For this phase, some machine learning analytical tools like R or Python are suitable for quick experimentation and statistical exploration. Therefore, we decided to perform model selection in R, using the extract data from the Extended Yale B dataset that contains over 12900 face images. For this process, we split the entire dataset into 3 subsets, a validation set contains 50% of the data for the final performance evaluation of the selected model, a training set that contains 40% of the data, and a test set that contains 10% of the data for cross-validation. To support classification and novelty detection, we have algorithms that output the posterior probability of the data point belong to a group, for example, Discriminant analytics and Logistic regression.
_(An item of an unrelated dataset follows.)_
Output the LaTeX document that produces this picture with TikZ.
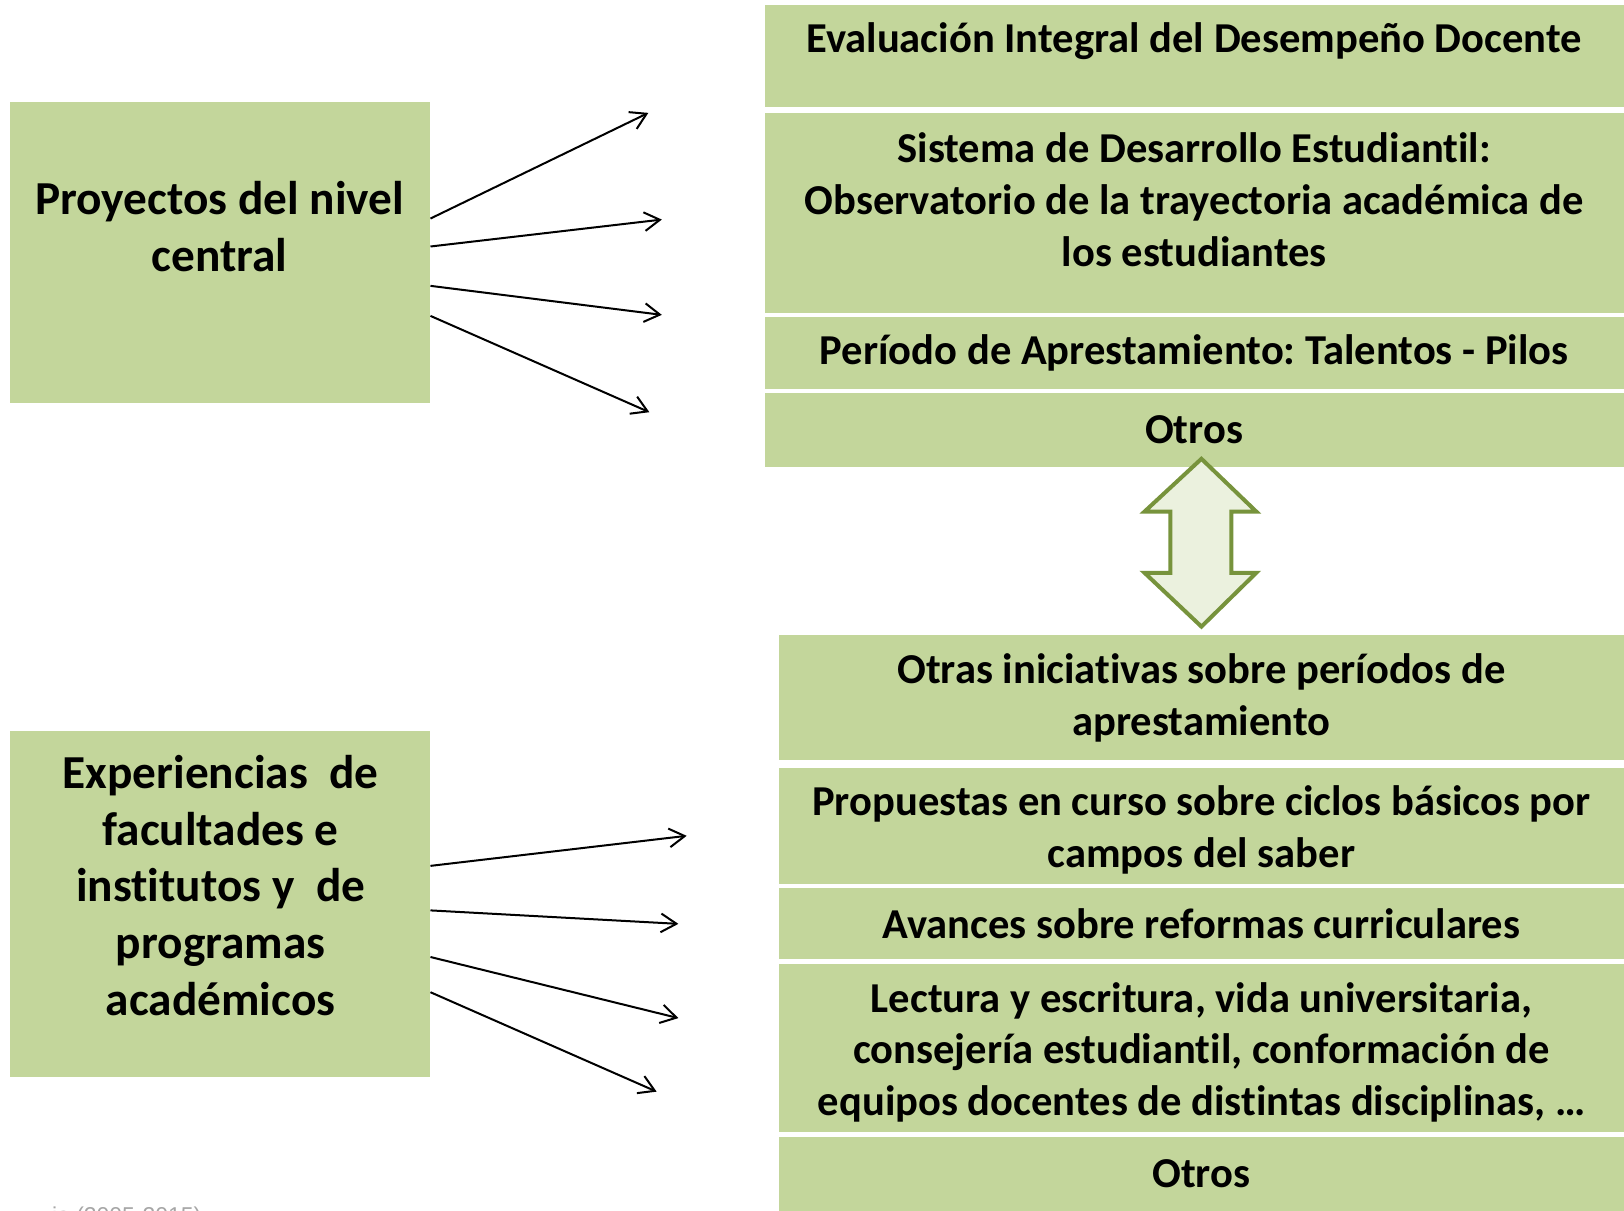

Or, we can use a dedicated algorithm to filter out the outliers, like One-class SVM, and then perform the classification using another algorithm.
Coding period : Phase one (June 7 - July 12)
In this phase, my work mostly concentrated on testing and improving the accuracy and speed of the facial recognition module of the faces engine. The works include finding suitable classification algorithms, trying out other deep learning models for facial recognition if needed, and implement data processing to improve general performance.
June 7 to June 21 (Week 1 - 2) - Experimentation on face embedding data
DONE
- Exploring face embedding data.
- Evaluating the performance of different classification algorithms on this dataset.
- Implementing the suitable algorithm in C++.
- Evaluating the performance of the C++ implementation.
TODO
- Try out the Keras-Facenet implementation of the Facenet model.
- Classification on the face embedding dataset
As mentioned in the section above, the first goal of this project is to select a suitable model for the face classifier of digiKam's faces engine. Currently, we are using the Openface pre-trained model as the neural network of the faces engine. Cropped-face images are passed through the neural network to output 128-dimension face representation vectors called face embeddings. After exporting the face embedding data extracted from digiKam's faces engine, we stored it in a csv formatted file for easier experimentation and to eliminate the overhead recomputation. With R scripting language, we can easily manipulate the data and explore some classical algorithms like LDA, QDA and SVM.